O AMOR IMAGINÁRIO de Denise Emmer | Henrique Dória
Princípio da adolescência. É então que, verdadeiramente, o mundo principia porque é então que surgem o amor e o sofrimento. Aos catorze anos de uma mulher, o amor é, como dizia Stendhal, amor físico. Deseja-se com ansiedade:
apalpava-me os seios
coberto por blusas novas
a procurar-me, a dizer-me
para encontrar minha chama.
(Pág. 50)
mas tantas vezes não se alcança a não ser o sofrimento e as lágrimas:
meus seios de luas miúdas
Quase a furar a blusa
nos pingos da minha lágrima
(Pág. 49)
O amor é, então, uma febre, e a amante um doente imaginário que vive o seu primeiro drama, e esse drama é maior porque é um drama de amor por um amado imaginário que a amante constrói como um príncipe adormecido na lenda de que falava FERNANDO PESSOA em EROS E PSIQUE.
Em O AMOR IMAGINÁRIO, de DENISE EMMER, o amado tem um nome: é Arquimedes, o invisível ser. A amante olha-o com a ansiedade que traz a urgência do amor mas ele nem nota a sua presença, mesmo quando ela se senta a seu lado, porque Arquimedes, como o nome indica, é um ser que pensa muito, e cujos pensamentos que o absorvem o deixam na ignorância do amor que arde por se lhe entregar,
meu corpo, uma blusa aberta
a receber ventanias
respirava espasmos frios
em meu coração novilho
(Pág. 29)
Arquimedes, para quem, como dizia o francês Alain, viver é pensar, não é mais que
A silhueta do nada
A refletir o vazio
(Pág. 39)
Ela, a amante, sonha um amor das mil e uma noites em que voam os tapetes com príncipes distraídos, uma distração que causa na amada
“… impulso
De lhe atirar dicionários”
(Pág. 77)
porque viver é muito mais do que pensar, é, sobretudo, amar.
O Arquimedes da história dizia: dai-me uma alavanca e um ponto de apoio e levantarei o mundo. Porém, este Arquimedes tem a mulher e o amor, a alavanca e o ponto de apoio com que pode levantar o mundo, mas ele não pensa sequer nesse amor que, como diria DANTE, faz mover o céu e as estrelas.
A vida dos amantes é uma estreita ponte onde eles podem caminhar juntos e ela, a amante, diz ao seu amado imaginário:
Se caminhares
à minha frente
na estreita ponte
serás meu Norte.
Mas se fores atrás,
me empurrarás
serás minha morte.
Se lado a lado
prosseguirmos,
andar contrito,
cairemos os dois
no infinito.
(Pág. 101)
Ela procura o caminho que possam partilhar, mas o caminho dele é outro.
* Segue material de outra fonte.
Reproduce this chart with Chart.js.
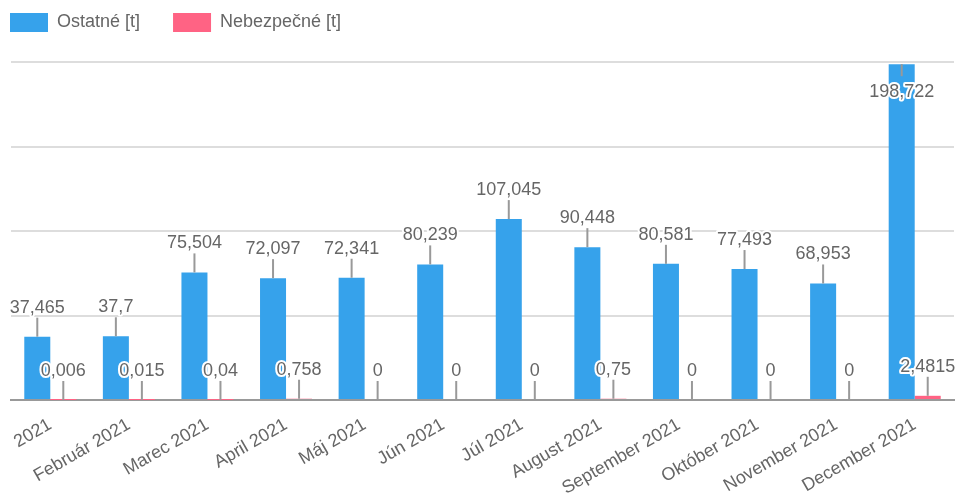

Como retas paralelas, os seus caminhos nunca se hão de encontrar
O AMOR IMAGINÁRIO, de DENISE EMMER, é a música feita palavra, apesar de a amante dizer que
Na minha cabeça
só existe música
e não há lugar para a palavra.
(Pág. 91)
E, no entanto, a palavra amor atravessa estes poemas de DENISE EMMER, quase todos compostos em redondilha maior, como uma música triste. Sonata para violoncelo em dois andamentos, só poderia ser uma música triste, mais triste ainda do que as cartas sem resposta de Mariana Alcoforado, porque a freira de Évora, apesar de abandonada, fora possuída e feliz por algum tempo, mas à amante de O AMOR IMAGINÁRIO só coube a ignorância do amado.
DENISE EMMER é cantora, compositora, instrumentista de violoncelo, o seu instrumento de eleição. Como o violoncelo de CAMILO PESSANHA, o violoncelo de DENISE chora em suas mãos e é, em O AMOR IMAGINÁRIO, a música transformada em poesia, como para, SCHUBERT, a sua música, era a poesia transformada em música.
No fim, aplausos para esta poesia de DENISE EMMER.